Crypto lender BlockFi is mulling potential bankruptcy filing and bracing for job cuts in the aftermath of the downfall of crypto exchange FTX, according to a report published by the Wall Street Journal on Tuesday.
BlockFi froze customer withdrawals last week and requested clients to pause deposits to the company’s wallets and interest accounts on Monday, while revealing that it had “significant exposure” to Sam Bankman-Fried’s FTX, which filed for chapter 11 bankruptcy on Friday.
“While we will continue to work on recovering all obligations owed to BlockFi, we expect that the recovery of the obligations owed to us by FTX will be delayed as FTX works through the bankruptcy process,” the company wrote in a blog post.
In July, FTX extended a $400 million revolving line of credit to BlockFi at the onset of the bear market.
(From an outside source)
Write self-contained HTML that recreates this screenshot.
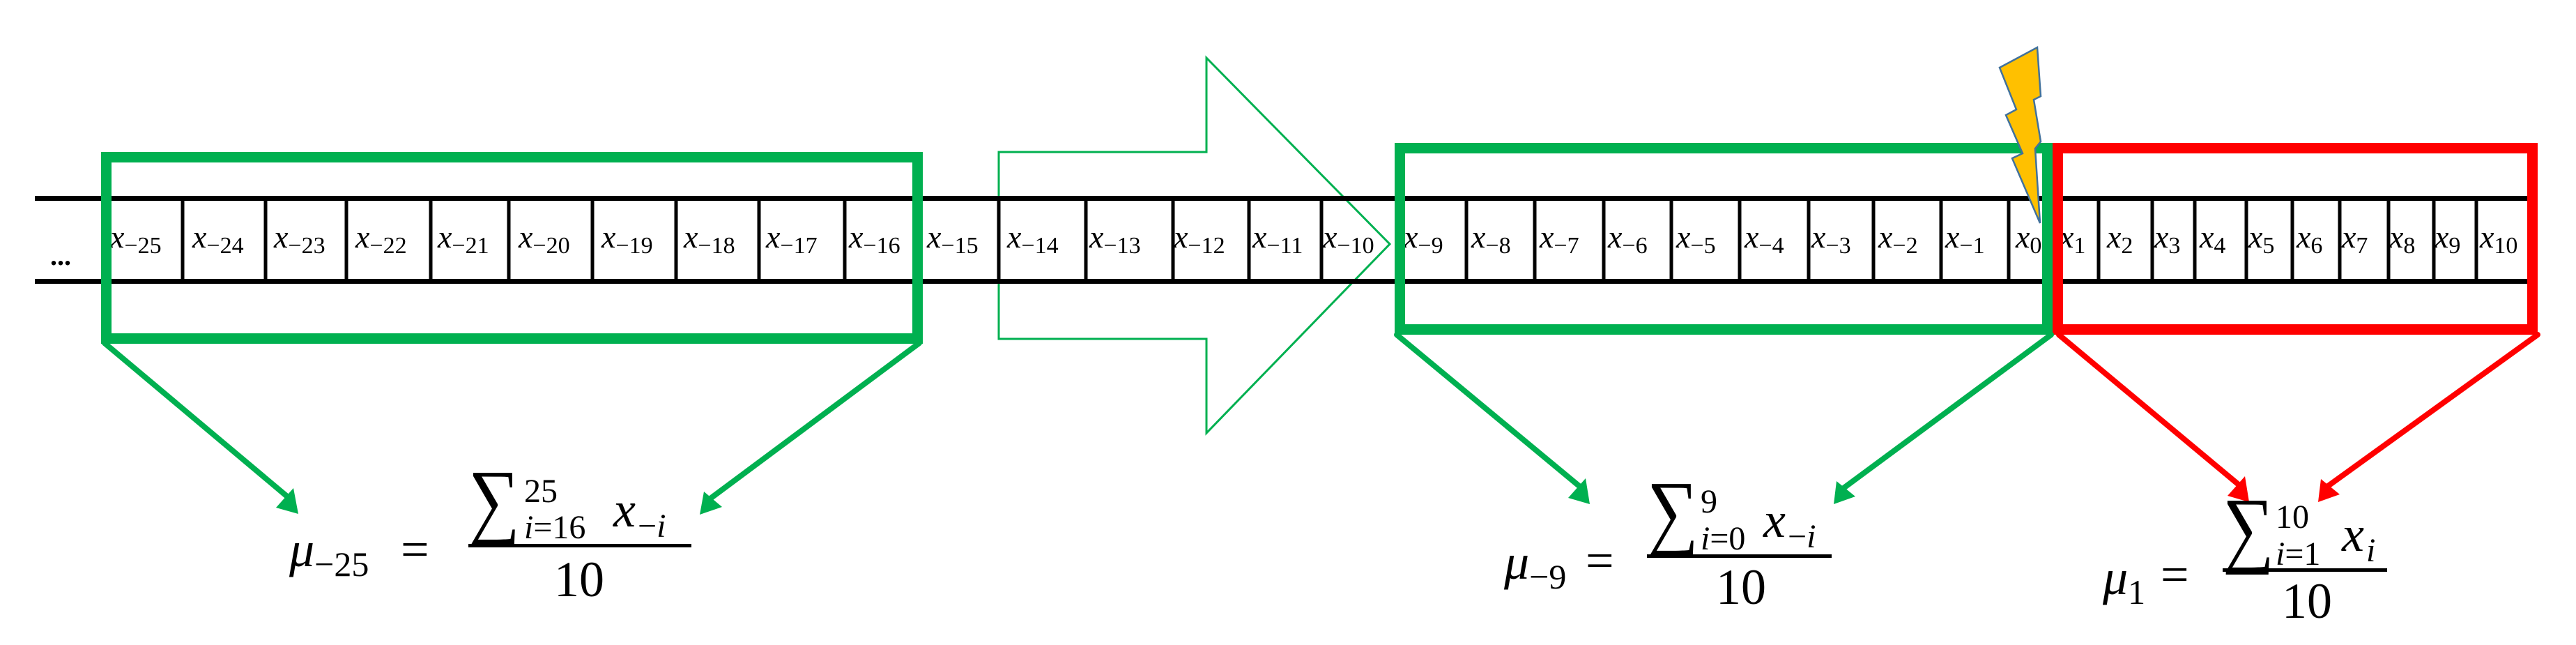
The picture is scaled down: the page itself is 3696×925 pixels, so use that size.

The firm, rattled by the collapse of Terra LUNA, intended to use the funds for working capital expenses.
BlockFi is now exploring options to mitigate the current crisis. As per reports, the crypto lender has also held talks with Binance seeking financial aid.
Sam Bankman-Fried (SBF), who was once seen as the crypto savior and the industry’s benevolent king, bailed out several firms struggling to keep up with the crypto winter, along with investing in many others. As a result, FTX’s fall is expected to have a spiral effect on the industry.
According to a separate report published on Tuesday by the WSJ, SBF has been reaching out to potential investors to raise fresh capital despite FTX’s bankruptcy filing.